What you need to do: Without including the pictures, copy out every line below.

Collected material:
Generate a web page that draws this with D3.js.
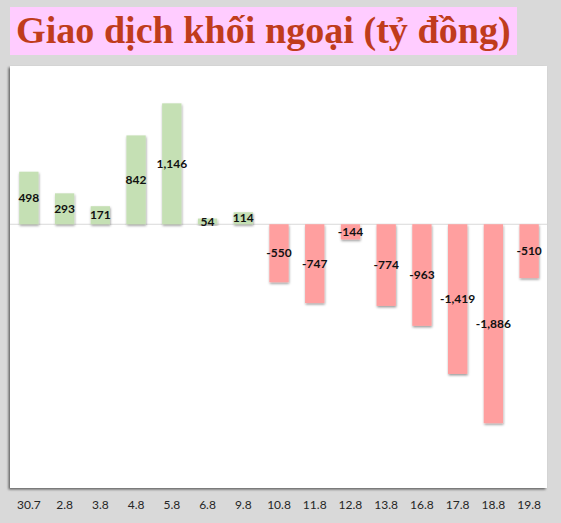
<!DOCTYPE html>
<html>
<head>
<meta charset="utf-8">
<script src="https://cdn.jsdelivr.net/npm/d3@7"></script>
<style>
  body { margin: 0; background: #d9d9d9; }
  svg { display: block; }
</style>
</head>
<body>
<script>
// Data
const dates = ["30.7", "2.8", "3.8", "4.8", "5.8", "6.8", "9.8", "10.8", "11.8", "12.8", "13.8", "16.8", "17.8", "18.8", "19.8"]
const values = [498, 293, 171, 842, 1146, 54, 114, -550, -747, -144, -774, -963, -1419, -1886, -510]
const titleText = "Giao dịch khối ngoại (tỷ đồng)"

const W = 561, H = 523
const panel = {x: 10, y: 66, w: 537, h: 422}

const svg = d3.select("body").append("svg")
    .attr("width", W)
    .attr("height", H)

const defs = svg.append("defs")
const panelShadow = defs.append("filter").attr("id", "panelShadow")
    .attr("x", "-5%").attr("y", "-5%").attr("width", "110%").attr("height", "110%")
panelShadow.append("feDropShadow")
    .attr("dx", -1.5).attr("dy", 1.5).attr("stdDeviation", 1.2)
    .attr("flood-color", "#000").attr("flood-opacity", 0.55)

const barShadow = defs.append("filter").attr("id", "barShadow")
    .attr("x", "-30%").attr("y", "-30%").attr("width", "160%").attr("height", "160%")
barShadow.append("feDropShadow")
    .attr("dx", 0.5).attr("dy", 1.5).attr("stdDeviation", 1)
    .attr("flood-color", "#000").attr("flood-opacity", 0.4)

// Title
svg.append("rect")
    .attr("x", 10).attr("y", 7)
    .attr("width", 507).attr("height", 48)
    .attr("fill", "#ffccff")

const title = svg.append("text")
    .attr("x", 16).attr("y", 43)
    .attr("font-family", "'Liberation Serif', 'Times New Roman', serif")
    .attr("font-weight", "bold")
    .attr("font-size", 38)
    .attr("fill", "#c03c1c")
    .text(titleText)
// fit width to the picture
const tw = title.node().getComputedTextLength()
title.attr("font-size", 38 * 495 / tw)

// Panel
svg.append("rect")
    .attr("x", panel.x).attr("y", panel.y)
    .attr("width", panel.w).attr("height", panel.h)
    .attr("fill", "white")
    .attr("filter", "url(#panelShadow)")

const x = d3.scaleBand()
    .domain(dates)
    .range([panel.x + 1, panel.x + panel.w])
    .paddingInner(0.46)
    .paddingOuter(0.23)

const y = d3.scaleLinear()
    .domain([-2500, 1500])
    .range([panel.y + panel.h, panel.y])

// zero line
svg.append("line")
    .attr("x1", panel.x).attr("x2", panel.x + panel.w)
    .attr("y1", y(0)).attr("y2", y(0))
    .attr("stroke", "#d9d9d9")
    .attr("stroke-width", 1)

const bars = svg.append("g")
bars.selectAll("rect")
    .data(values)
    .join("rect")
    .attr("x", (d, i) => x(dates[i]))
    .attr("width", x.bandwidth())
    .attr("y", d => y(Math.max(0, d)))
    .attr("height", d => Math.abs(y(d) - y(0)))
    .attr("fill", d => d >= 0 ? "#c5e0b4" : "#ff9f9f")
    .attr("filter", "url(#barShadow)")

const fmt = d3.formatLocale({decimal: ".", thousands: ",", grouping: [3], currency: ["", ""], minus: "-"}).format(",")
svg.append("g").selectAll("text")
    .data(values)
    .join("text")
    .attr("x", (d, i) => x(dates[i]) + x.bandwidth() / 2)
    .attr("y", d => (y(d) + y(0)) / 2)
    .attr("dy", "0.35em")
    .attr("text-anchor", "middle")
    .attr("font-family", "Lato, 'Open Sans', sans-serif")
    .attr("font-weight", "bold")
    .attr("font-size", 12)
    .attr("fill", "#111")
    .text(d => fmt(d))

// category axis
const xAxis = svg.append("g")
    .attr("transform", `translate(0,${panel.y + panel.h})`)
    .call(d3.axisBottom(x).tickSize(0).tickPadding(12))
xAxis.select(".domain").remove()
xAxis.selectAll("text")
    .attr("font-family", "Lato, 'Open Sans', sans-serif")
    .attr("font-size", 12)
    .attr("fill", "#262626")
</script>
</body>
</html>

Solved problem:
Generate a web page that draws this with D3.js.
<!DOCTYPE html>
<html>
<head>
<meta charset="utf-8">
<script src="https://cdn.jsdelivr.net/npm/d3@7"></script>
<style>
  body { margin: 0; background: #d9d9d9; }
  svg { display: block; }
</style>
</head>
<body>
<script>
// Data
const dates = ["30.7", "2.8", "3.8", "4.8", "5.8", "6.8", "9.8", "10.8", "11.8", "12.8", "13.8", "16.8", "17.8", "18.8", "19.8"]
const values = [498, 293, 171, 842, 1146, 54, 114, -550, -747, -144, -774, -963, -1419, -1886, -510]
const titleText = "Giao dịch khối ngoại (tỷ đồng)"

const W = 561, H = 523
const panel = {x: 10, y: 66, w: 537, h: 422}

const svg = d3.select("body").append("svg")
    .attr("width", W)
    .attr("height", H)

const defs = svg.append("defs")
const panelShadow = defs.append("filter").attr("id", "panelShadow")
    .attr("x", "-5%").attr("y", "-5%").attr("width", "110%").attr("height", "110%")
panelShadow.append("feDropShadow")
    .attr("dx", -1.5).attr("dy", 1.5).attr("stdDeviation", 1.2)
    .attr("flood-color", "#000").attr("flood-opacity", 0.55)

const barShadow = defs.append("filter").attr("id", "barShadow")
    .attr("x", "-30%").attr("y", "-30%").attr("width", "160%").attr("height", "160%")
barShadow.append("feDropShadow")
    .attr("dx", 0.5).attr("dy", 1.5).attr("stdDeviation", 1)
    .attr("flood-color", "#000").attr("flood-opacity", 0.4)

// Title
svg.append("rect")
    .attr("x", 10).attr("y", 7)
    .attr("width", 507).attr("height", 48)
    .attr("fill", "#ffccff")

const title = svg.append("text")
    .attr("x", 16).attr("y", 43)
    .attr("font-family", "'Liberation Serif', 'Times New Roman', serif")
    .attr("font-weight", "bold")
    .attr("font-size", 38)
    .attr("fill", "#c03c1c")
    .text(titleText)
// fit width to the picture
const tw = title.node().getComputedTextLength()
title.attr("font-size", 38 * 495 / tw)

// Panel
svg.append("rect")
    .attr("x", panel.x).attr("y", panel.y)
    .attr("width", panel.w).attr("height", panel.h)
    .attr("fill", "white")
    .attr("filter", "url(#panelShadow)")

const x = d3.scaleBand()
    .domain(dates)
    .range([panel.x + 1, panel.x + panel.w])
    .paddingInner(0.46)
    .paddingOuter(0.23)

const y = d3.scaleLinear()
    .domain([-2500, 1500])
    .range([panel.y + panel.h, panel.y])

// zero line
svg.append("line")
    .attr("x1", panel.x).attr("x2", panel.x + panel.w)
    .attr("y1", y(0)).attr("y2", y(0))
    .attr("stroke", "#d9d9d9")
    .attr("stroke-width", 1)

const bars = svg.append("g")
bars.selectAll("rect")
    .data(values)
    .join("rect")
    .attr("x", (d, i) => x(dates[i]))
    .attr("width", x.bandwidth())
    .attr("y", d => y(Math.max(0, d)))
    .attr("height", d => Math.abs(y(d) - y(0)))
    .attr("fill", d => d >= 0 ? "#c5e0b4" : "#ff9f9f")
    .attr("filter", "url(#barShadow)")

const fmt = d3.formatLocale({decimal: ".", thousands: ",", grouping: [3], currency: ["", ""], minus: "-"}).format(",")
svg.append("g").selectAll("text")
    .data(values)
    .join("text")
    .attr("x", (d, i) => x(dates[i]) + x.bandwidth() / 2)
    .attr("y", d => (y(d) + y(0)) / 2)
    .attr("dy", "0.35em")
    .attr("text-anchor", "middle")
    .attr("font-family", "Lato, 'Open Sans', sans-serif")
    .attr("font-weight", "bold")
    .attr("font-size", 12)
    .attr("fill", "#111")
    .text(d => fmt(d))

// category axis
const xAxis = svg.append("g")
    .attr("transform", `translate(0,${panel.y + panel.h})`)
    .call(d3.axisBottom(x).tickSize(0).tickPadding(12))
xAxis.select(".domain").remove()
xAxis.selectAll("text")
    .attr("font-family", "Lato, 'Open Sans', sans-serif")
    .attr("font-size", 12)
    .attr("fill", "#262626")
</script>
</body>
</html>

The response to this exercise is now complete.